In Newman and Barkema's Monte Carlo Methods in mathematical physics, on page 23-24, the following claim is made:
"Assume we have a function f(x) and the integral $I(x)=\int_0^xf(x')dx'$. Then pick a uniform random number $h\in(0,x)$ and another one $v\in(0,1)$. The probability that the point $(h,v)$ is below the graph $(x,f(x))$ is then given by $P(x)=I(x)/x$."
Trying to understand this I made up some examples, and this one confuses me: $f(x)=x$. Then we have $P(x)=I(x)/x=\frac{1}{2}x^2/x=\frac{1}{2}x$. In other words, $x>2$ gives $P>1$. Do they assume some sort of normalization here?

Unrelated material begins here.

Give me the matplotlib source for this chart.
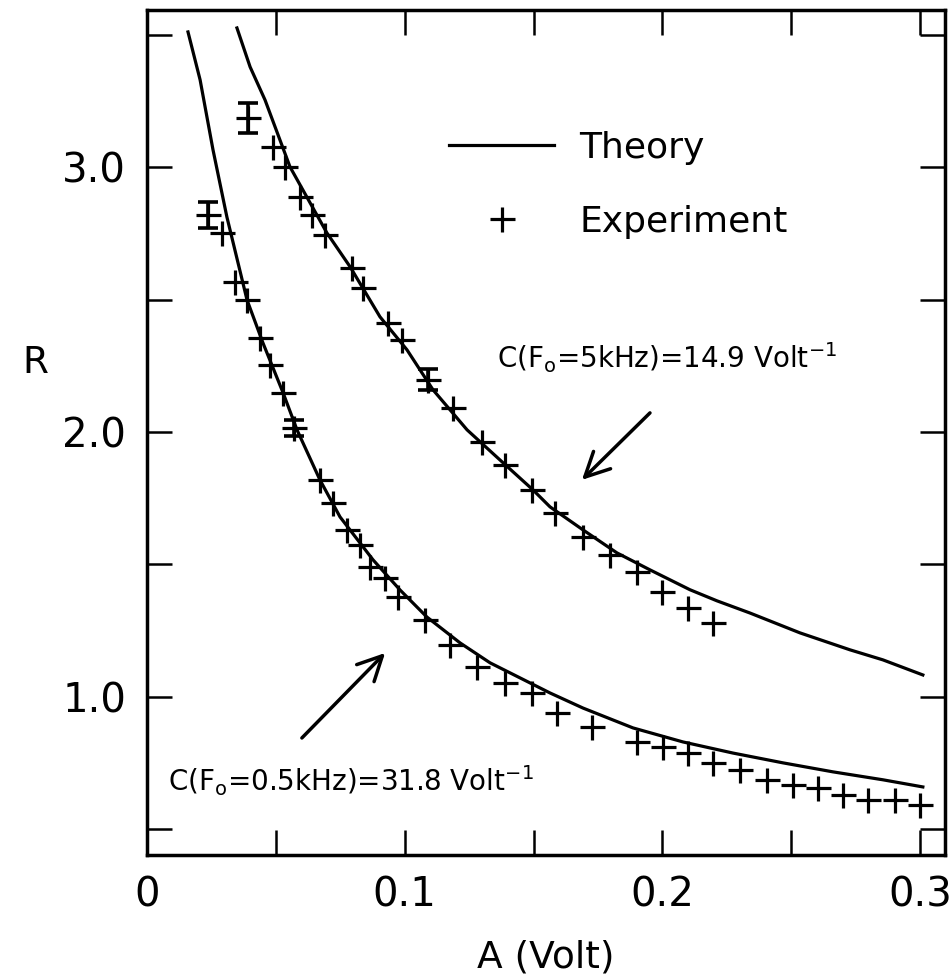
import numpy as np
import matplotlib
matplotlib.use("Agg")
import matplotlib.pyplot as plt

plt.rcParams["font.family"] = ["DejaVu Sans"]
plt.rcParams["mathtext.default"] = "regular"

# theory curves
theory_hi_x = [0.0349, 0.0400, 0.0458, 0.0555, 0.0698, 0.0788, 0.0904, 0.1009, 0.1110,
               0.1242, 0.1370, 0.1498, 0.1564, 0.1692, 0.1824, 0.1952, 0.2107, 0.2212,
               0.2340, 0.2534, 0.2728, 0.2856, 0.3011]
theory_hi_y = [3.526, 3.379, 3.254, 3.001, 2.752, 2.624, 2.435, 2.310, 2.159,
               2.008, 1.894, 1.781, 1.717, 1.630, 1.543, 1.479, 1.404, 1.362,
               1.316, 1.241, 1.177, 1.139, 1.082]

theory_lo_x = [0.0159, 0.0206, 0.0256, 0.0310, 0.0388, 0.0450, 0.0528, 0.0582, 0.0671,
               0.0749, 0.0877, 0.0982, 0.1086, 0.1215, 0.1331, 0.1564, 0.1692, 0.1886,
               0.2080, 0.2274, 0.2468, 0.2662, 0.2856, 0.3011]
theory_lo_y = [3.511, 3.330, 3.066, 2.812, 2.499, 2.336, 2.148, 2.008, 1.819,
               1.679, 1.517, 1.403, 1.301, 1.203, 1.128, 1.014, 0.957, 0.882,
               0.829, 0.787, 0.750, 0.716, 0.686, 0.659]

# experiment, F0 = 5 kHz
exp_hi_x = [0.0392, 0.0489, 0.0536, 0.0594, 0.0640, 0.0691, 0.0796, 0.0838, 0.0935, 0.0990,
            0.1090, 0.1187, 0.1300, 0.1389, 0.1494, 0.1583, 0.1692, 0.1797, 0.1901, 0.1998,
            0.2099, 0.2196]
exp_hi_y = [3.186, 3.077, 3.001, 2.888, 2.820, 2.744, 2.620, 2.544, 2.412, 2.348,
            2.197, 2.091, 1.962, 1.876, 1.781, 1.694, 1.604, 1.536, 1.471, 1.396,
            1.335, 1.279]
exp_hi_err = [0.057, 0, 0, 0, 0, 0, 0, 0, 0, 0,
              0.04, 0, 0, 0, 0, 0, 0, 0, 0, 0,
              0, 0]

# experiment, F0 = 0.5 kHz
exp_lo_x = [0.0237, 0.0291, 0.0341, 0.0388, 0.0438, 0.0477, 0.0528, 0.0570, 0.0671, 0.0722,
            0.0776, 0.0827, 0.0865, 0.0924, 0.0974, 0.1079, 0.1176, 0.1281, 0.1389, 0.1494,
            0.1591, 0.1727, 0.1901, 0.2002, 0.2099, 0.2196, 0.2301, 0.2406, 0.2507, 0.2604,
            0.2701, 0.2798, 0.2903, 0.3000]
exp_lo_y = [2.820, 2.752, 2.567, 2.499, 2.355, 2.253, 2.148, 2.015, 1.819, 1.732,
            1.630, 1.573, 1.490, 1.449, 1.377, 1.290, 1.196, 1.112, 1.052, 1.014,
            0.939, 0.886, 0.829, 0.810, 0.788, 0.750, 0.723, 0.685, 0.667, 0.655,
            0.629, 0.610, 0.610, 0.591]
exp_lo_err = [0.05, 0, 0, 0, 0, 0, 0, 0.03, 0, 0,
              0, 0, 0, 0, 0, 0, 0, 0, 0, 0,
              0, 0, 0, 0, 0, 0, 0, 0, 0, 0,
              0, 0, 0, 0]

x_major = [0, 0.1, 0.2, 0.3]
x_labels = ["0", "0.1", "0.2", "0.3"]
x_minor = [0.05, 0.15, 0.25]
y_major = [1.0, 2.0, 3.0]
y_labels = ["1.0", "2.0", "3.0"]
y_minor = [0.5, 1.5, 2.5, 3.5]

fig = plt.figure(figsize=(9.51, 9.77), dpi=100)
ax = fig.add_axes([0.1546, 0.1249, 0.8391, 0.8649])

ax.plot(theory_hi_x, theory_hi_y, color="k", lw=2.3, label="Theory")
ax.plot(theory_lo_x, theory_lo_y, color="k", lw=2.3)

mk = dict(marker="+", ls="none", color="k", ms=18, mew=2.3)
ax.plot(exp_hi_x, exp_hi_y, label="Experiment", **mk)
ax.plot(exp_lo_x, exp_lo_y, **mk)

# points that carry an error bar
for xs, ys, es in [(exp_hi_x, exp_hi_y, exp_hi_err), (exp_lo_x, exp_lo_y, exp_lo_err)]:
    xs, ys, es = np.array(xs), np.array(ys), np.array(es)
    m = es > 0
    ax.errorbar(xs[m], ys[m], yerr=es[m], fmt="none", ecolor="k",
                elinewidth=2.6, capsize=7, capthick=2.6)

ax.set_xlim(0, 0.3097)
ax.set_ylim(0.402, 3.594)

ax.set_xticks(x_major)
ax.set_xticklabels(x_labels)
ax.set_xticks(x_minor, minor=True)
ax.set_yticks(y_major)
ax.set_yticklabels(y_labels)
ax.set_yticks(y_minor, minor=True)
ax.tick_params(which="both", direction="in", length=18, width=1.8,
               top=True, right=True, labelsize=29, pad=15)
for s in ax.spines.values():
    s.set_linewidth(2.5)

ax.set_xlabel("A (Volt)", fontsize=27, va="top")
ax.xaxis.set_label_coords(0.5, -0.10)
ax.set_ylabel("R", fontsize=27, rotation=0, va="center", ha="center")
ax.yaxis.set_label_coords(-0.14, 0.582)

ax.legend(loc="upper left", bbox_to_anchor=(0.379, 0.857), frameon=False,
          fontsize=26, handlelength=2.9, handletextpad=0.7, labelspacing=1.1,
          borderpad=0, borderaxespad=0)

ax.text(0.1358, 2.28, "C(F$_o$=5kHz)=14.9 Volt$^{-1}$", fontsize=20, va="center")
ax.text(0.0081, 0.682, "C(F$_o$=0.5kHz)=31.8 Volt$^{-1}$", fontsize=20, va="center")

arrow = dict(arrowstyle="->, head_length=0.5, head_width=0.25", lw=2.5, color="k",
             mutation_scale=35, shrinkA=0, shrinkB=0)
ax.annotate("", xy=(0.1688, 1.819), xytext=(0.1952, 2.072), arrowprops=arrow)
ax.annotate("", xy=(0.0924, 1.165), xytext=(0.0601, 0.844), arrowprops=arrow)

fig.savefig("out.png", dpi=100, facecolor="white")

Also, is there an easy explanation of why their claim is true?
I suspect the intent is for $f(x)$ to be a probability distribution function, a CDF, or some other function that is always between $0$ and $1$. If that constraint is added, then the function $I(x)$ just gives you the area under the curve $f(x)$ from $0$ to $x$, and that area is contained in the box bounded by $X=(0,x)$ and $Y=(0,1)$. If you then pick a uniform random number from that box, the probability that it falls under the curve $f$ is the area under the curve, which is $I(x)$, divided by the total area of the box, which is $1\times x=x$.
If $f$ goes outside of $[0,1]$, then the statement isn't guaranteed to make sense. I don't have the book, but if I were you I'd check the rest of the chapter for comments that they'll be limiting the conversation to functions whose values are between $0$ and $1$.